Required work
Skip the pictures and extract all of the lines exactly as written.

Recorded information
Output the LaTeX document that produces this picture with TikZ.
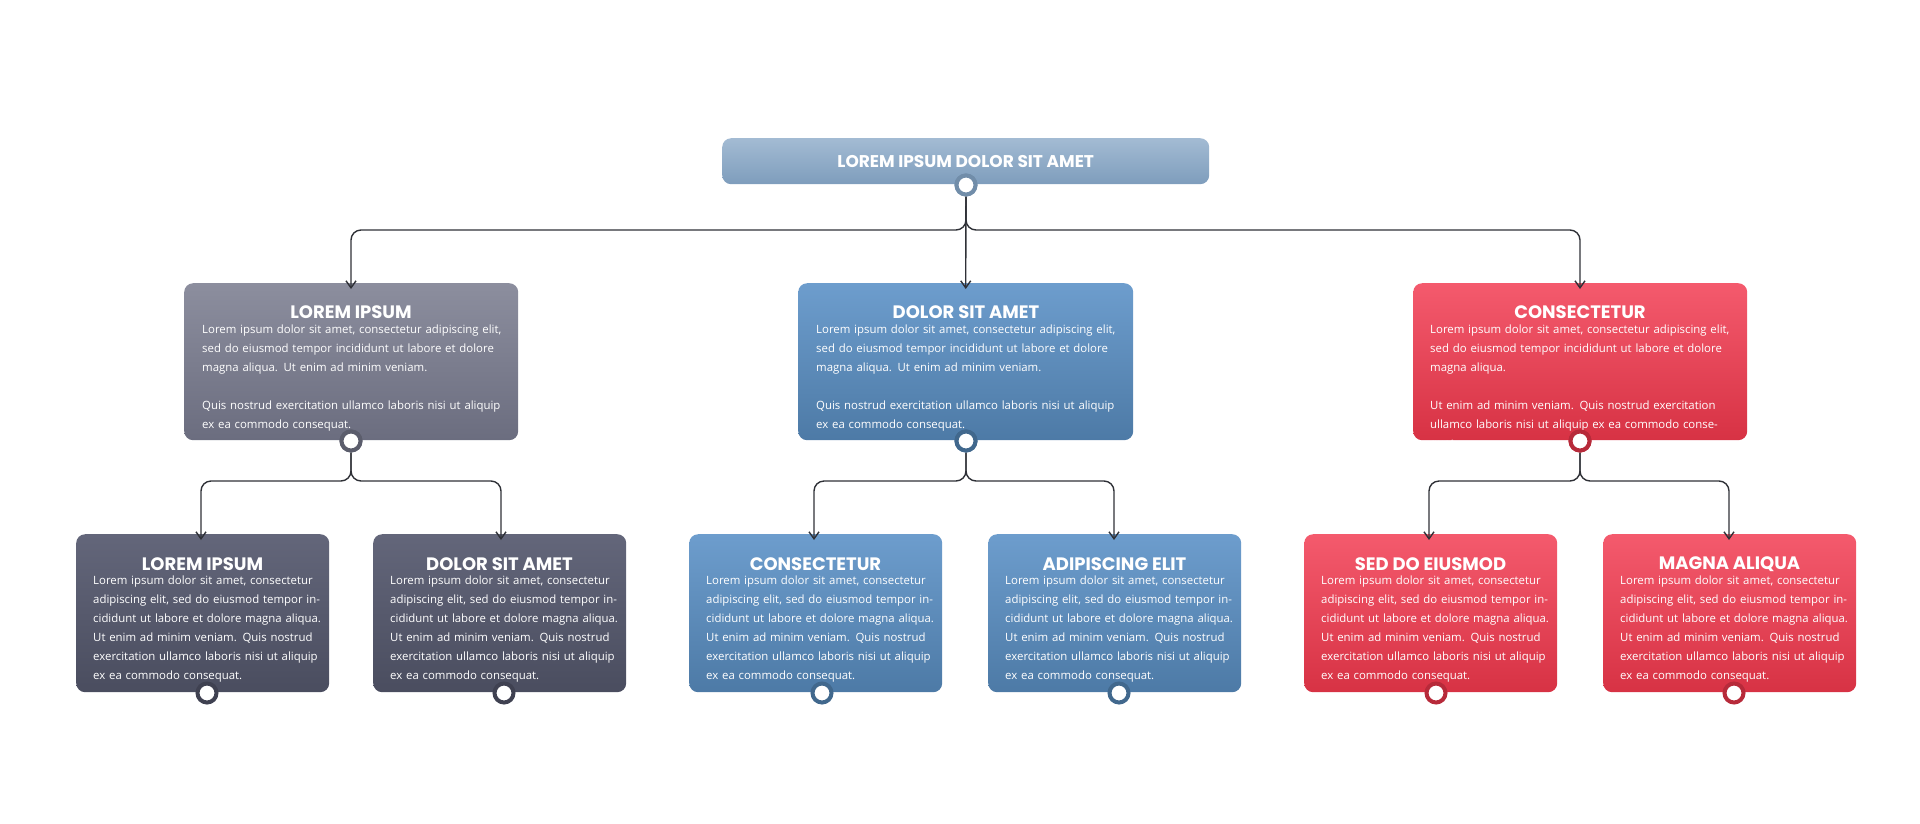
\documentclass[tikz,border=0pt]{standalone}
\usepackage{fontspec}
\setmainfont{Open Sans}
\newfontfamily\ttlfont{Poppins}
\usetikzlibrary{arrows.meta}
\definecolor{topA}{HTML}{A3BBD3}\definecolor{topB}{HTML}{7E9DBC}
\definecolor{gA}{HTML}{8C8E9E}\definecolor{gB}{HTML}{6B6D7F}
\definecolor{dA}{HTML}{63667A}\definecolor{dB}{HTML}{4A4D5F}
\definecolor{bA}{HTML}{6D9DCD}\definecolor{bB}{HTML}{4D7AA6}
\definecolor{rA}{HTML}{F45A6D}\definecolor{rB}{HTML}{D73244}
\definecolor{lc}{HTML}{2F3137}
\tikzset{
  x=1pt,y=-1pt,
  box/.style={rounded corners=9pt, anchor=north west, inner sep=0pt},
  ttl/.style={text=white, font=\ttlfont\fontsize{18}{20}\selectfont\bfseries, anchor=center},
  bodymid/.style={text=white, font=\fontsize{11.4}{19}\selectfont, anchor=north west, text width=300pt, align=left, inner sep=0pt},
  bodysm/.style={text=white, font=\fontsize{11.4}{19}\selectfont, anchor=north west, text width=228pt, align=left, inner sep=0pt},
  dot/.style={circle, fill=white, line width=4pt, minimum size=19pt, inner sep=0pt},
  conn/.style={draw=lc, line width=1.4pt, rounded corners=10pt, -{Straight Barb[length=7pt,width=10pt,line width=1.4pt]}},
}
\begin{document}
\begin{tikzpicture}
\useasboundingbox (0,0) rectangle (1920,823);
% top
\node[box, minimum width=487pt, minimum height=46pt, top color=topA, bottom color=topB] (top) at (722,138) {};
\node[ttl, font=\ttlfont\fontsize{17}{20}\selectfont\bfseries] (toptxt) at (top.center) {LOREM IPSUM DOLOR SIT AMET};
% mid boxes
\node[box, minimum width=334pt, minimum height=157pt, top color=gA, bottom color=gB] (m1) at (184,283) {};
\node[box, minimum width=335pt, minimum height=157pt, top color=bA, bottom color=bB] (m2) at (798,283) {};
\node[box, minimum width=334pt, minimum height=157pt, top color=rA, bottom color=rB] (m3) at (1413,283) {};
\node[ttl] (m1t) at (351,312) {LOREM IPSUM};
\node[ttl] (m2t) at (966,312) {DOLOR SIT AMET};
\node[ttl] (m3t) at (1580,312) {CONSECTETUR};
\node[bodymid] (m1b) at (202,325) {Lorem ipsum dolor sit amet, consectetur adipiscing elit, sed do eiusmod tempor incididunt ut labore et dolore magna aliqua. Ut enim ad minim veniam.\\[19pt]Quis nostrud exercitation ullamco laboris nisi ut aliquip ex ea commodo consequat.};
\node[bodymid] (m2b) at (816,325) {Lorem ipsum dolor sit amet, consectetur adipiscing elit, sed do eiusmod tempor incididunt ut labore et dolore magna aliqua. Ut enim ad minim veniam.\\[19pt]Quis nostrud exercitation ullamco laboris nisi ut aliquip ex ea commodo consequat.};
\node[bodymid] (m3b) at (1430,325) {Lorem ipsum dolor sit amet, consectetur adipiscing elit, sed do eiusmod tempor incididunt ut labore et dolore magna aliqua.\\[19pt]Ut enim ad minim veniam. Quis nostrud exercitation ullamco laboris nisi ut aliquip ex ea commodo consequat.};
% bottom boxes
\foreach \n/\x/\c/\t in {b1/76/d/LOREM IPSUM, b2/373/d/DOLOR SIT AMET, b3/689/b/CONSECTETUR, b4/988/b/ADIPISCING ELIT, b5/1304/r/SED DO EIUSMOD, b6/1603/r/MAGNA ALIQUA}{
  \node[box, minimum width=253pt, minimum height=158pt, top color=\c A, bottom color=\c B] (\n) at (\x,534) {};
  \node[ttl] (\n t) at (\x+126.5,564) {\t};
  \node[bodysm] (\n b) at (\x+17,576) {Lorem ipsum dolor sit amet, consectetur adipiscing elit, sed do eiusmod tempor incididunt ut labore et dolore magna aliqua. Ut enim ad minim veniam. Quis nostrud exercitation ullamco laboris nisi ut aliquip ex ea commodo consequat.};
}
% connector coordinates
\coordinate (h0) at (966,230);
\coordinate (h1) at (351,481);
\coordinate (h2) at (966,481);
\coordinate (h3) at (1580,481);
\node[dot, draw=topB!90!black] (c0) at (966,185) {};
\node[dot, draw=gB!85!black] (c1) at (351,441) {};
\node[dot, draw=bB!85!black] (c2) at (966,441) {};
\node[dot, draw=rB!85!black] (c3) at (1580,441) {};
\begin{scope}[on background layer/.try]
\draw[conn] (c0) -- (h0) -| ([yshift=-6pt]m1.north-|c1);
\draw[conn] (c0) -- ([yshift=-6pt]m2.north);
\draw[conn] (c0) -- (h0) -| ([yshift=-6pt]m3.north-|c3);
\draw[conn] (c1) -- (h1) -| ([yshift=-6pt]b1.north-|201,0);
\draw[conn] (c1) -- (h1) -| ([yshift=-6pt]b2.north-|501,0);
\draw[conn] (c2) -- (h2) -| ([yshift=-6pt]b3.north-|814,0);
\draw[conn] (c2) -- (h2) -| ([yshift=-6pt]b4.north-|1114,0);
\draw[conn] (c3) -- (h3) -| ([yshift=-6pt]b5.north-|1429,0);
\draw[conn] (c3) -- (h3) -| ([yshift=-6pt]b6.north-|1729,0);
\end{scope}
\node[dot, draw=topB!90!black] (c0) at (966,185) {};
\node[dot, draw=gB!85!black] (c1) at (351,441) {};
\node[dot, draw=bB!85!black] (c2) at (966,441) {};
\node[dot, draw=rB!85!black] (c3) at (1580,441) {};
\node[dot, draw=dB!85!black] (d1) at (207,693) {};
\node[dot, draw=dB!85!black] (d2) at (504,693) {};
\node[dot, draw=bB!85!black] (d3) at (822,693) {};
\node[dot, draw=bB!85!black] (d4) at (1119,693) {};
\node[dot, draw=rB!85!black] (d5) at (1436,693) {};
\node[dot, draw=rB!85!black] (d6) at (1734,693) {};
\end{tikzpicture}
\end{document}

Result
Output the LaTeX document that produces this picture with TikZ.
\documentclass[tikz,border=0pt]{standalone}
\usepackage{fontspec}
\setmainfont{Open Sans}
\newfontfamily\ttlfont{Poppins}
\usetikzlibrary{arrows.meta}
\definecolor{topA}{HTML}{A3BBD3}\definecolor{topB}{HTML}{7E9DBC}
\definecolor{gA}{HTML}{8C8E9E}\definecolor{gB}{HTML}{6B6D7F}
\definecolor{dA}{HTML}{63667A}\definecolor{dB}{HTML}{4A4D5F}
\definecolor{bA}{HTML}{6D9DCD}\definecolor{bB}{HTML}{4D7AA6}
\definecolor{rA}{HTML}{F45A6D}\definecolor{rB}{HTML}{D73244}
\definecolor{lc}{HTML}{2F3137}
\tikzset{
  x=1pt,y=-1pt,
  box/.style={rounded corners=9pt, anchor=north west, inner sep=0pt},
  ttl/.style={text=white, font=\ttlfont\fontsize{18}{20}\selectfont\bfseries, anchor=center},
  bodymid/.style={text=white, font=\fontsize{11.4}{19}\selectfont, anchor=north west, text width=300pt, align=left, inner sep=0pt},
  bodysm/.style={text=white, font=\fontsize{11.4}{19}\selectfont, anchor=north west, text width=228pt, align=left, inner sep=0pt},
  dot/.style={circle, fill=white, line width=4pt, minimum size=19pt, inner sep=0pt},
  conn/.style={draw=lc, line width=1.4pt, rounded corners=10pt, -{Straight Barb[length=7pt,width=10pt,line width=1.4pt]}},
}
\begin{document}
\begin{tikzpicture}
\useasboundingbox (0,0) rectangle (1920,823);
% top
\node[box, minimum width=487pt, minimum height=46pt, top color=topA, bottom color=topB] (top) at (722,138) {};
\node[ttl, font=\ttlfont\fontsize{17}{20}\selectfont\bfseries] (toptxt) at (top.center) {LOREM IPSUM DOLOR SIT AMET};
% mid boxes
\node[box, minimum width=334pt, minimum height=157pt, top color=gA, bottom color=gB] (m1) at (184,283) {};
\node[box, minimum width=335pt, minimum height=157pt, top color=bA, bottom color=bB] (m2) at (798,283) {};
\node[box, minimum width=334pt, minimum height=157pt, top color=rA, bottom color=rB] (m3) at (1413,283) {};
\node[ttl] (m1t) at (351,312) {LOREM IPSUM};
\node[ttl] (m2t) at (966,312) {DOLOR SIT AMET};
\node[ttl] (m3t) at (1580,312) {CONSECTETUR};
\node[bodymid] (m1b) at (202,325) {Lorem ipsum dolor sit amet, consectetur adipiscing elit, sed do eiusmod tempor incididunt ut labore et dolore magna aliqua. Ut enim ad minim veniam.\\[19pt]Quis nostrud exercitation ullamco laboris nisi ut aliquip ex ea commodo consequat.};
\node[bodymid] (m2b) at (816,325) {Lorem ipsum dolor sit amet, consectetur adipiscing elit, sed do eiusmod tempor incididunt ut labore et dolore magna aliqua. Ut enim ad minim veniam.\\[19pt]Quis nostrud exercitation ullamco laboris nisi ut aliquip ex ea commodo consequat.};
\node[bodymid] (m3b) at (1430,325) {Lorem ipsum dolor sit amet, consectetur adipiscing elit, sed do eiusmod tempor incididunt ut labore et dolore magna aliqua.\\[19pt]Ut enim ad minim veniam. Quis nostrud exercitation ullamco laboris nisi ut aliquip ex ea commodo consequat.};
% bottom boxes
\foreach \n/\x/\c/\t in {b1/76/d/LOREM IPSUM, b2/373/d/DOLOR SIT AMET, b3/689/b/CONSECTETUR, b4/988/b/ADIPISCING ELIT, b5/1304/r/SED DO EIUSMOD, b6/1603/r/MAGNA ALIQUA}{
  \node[box, minimum width=253pt, minimum height=158pt, top color=\c A, bottom color=\c B] (\n) at (\x,534) {};
  \node[ttl] (\n t) at (\x+126.5,564) {\t};
  \node[bodysm] (\n b) at (\x+17,576) {Lorem ipsum dolor sit amet, consectetur adipiscing elit, sed do eiusmod tempor incididunt ut labore et dolore magna aliqua. Ut enim ad minim veniam. Quis nostrud exercitation ullamco laboris nisi ut aliquip ex ea commodo consequat.};
}
% connector coordinates
\coordinate (h0) at (966,230);
\coordinate (h1) at (351,481);
\coordinate (h2) at (966,481);
\coordinate (h3) at (1580,481);
\node[dot, draw=topB!90!black] (c0) at (966,185) {};
\node[dot, draw=gB!85!black] (c1) at (351,441) {};
\node[dot, draw=bB!85!black] (c2) at (966,441) {};
\node[dot, draw=rB!85!black] (c3) at (1580,441) {};
\begin{scope}[on background layer/.try]
\draw[conn] (c0) -- (h0) -| ([yshift=-6pt]m1.north-|c1);
\draw[conn] (c0) -- ([yshift=-6pt]m2.north);
\draw[conn] (c0) -- (h0) -| ([yshift=-6pt]m3.north-|c3);
\draw[conn] (c1) -- (h1) -| ([yshift=-6pt]b1.north-|201,0);
\draw[conn] (c1) -- (h1) -| ([yshift=-6pt]b2.north-|501,0);
\draw[conn] (c2) -- (h2) -| ([yshift=-6pt]b3.north-|814,0);
\draw[conn] (c2) -- (h2) -| ([yshift=-6pt]b4.north-|1114,0);
\draw[conn] (c3) -- (h3) -| ([yshift=-6pt]b5.north-|1429,0);
\draw[conn] (c3) -- (h3) -| ([yshift=-6pt]b6.north-|1729,0);
\end{scope}
\node[dot, draw=topB!90!black] (c0) at (966,185) {};
\node[dot, draw=gB!85!black] (c1) at (351,441) {};
\node[dot, draw=bB!85!black] (c2) at (966,441) {};
\node[dot, draw=rB!85!black] (c3) at (1580,441) {};
\node[dot, draw=dB!85!black] (d1) at (207,693) {};
\node[dot, draw=dB!85!black] (d2) at (504,693) {};
\node[dot, draw=bB!85!black] (d3) at (822,693) {};
\node[dot, draw=bB!85!black] (d4) at (1119,693) {};
\node[dot, draw=rB!85!black] (d5) at (1436,693) {};
\node[dot, draw=rB!85!black] (d6) at (1734,693) {};
\end{tikzpicture}
\end{document}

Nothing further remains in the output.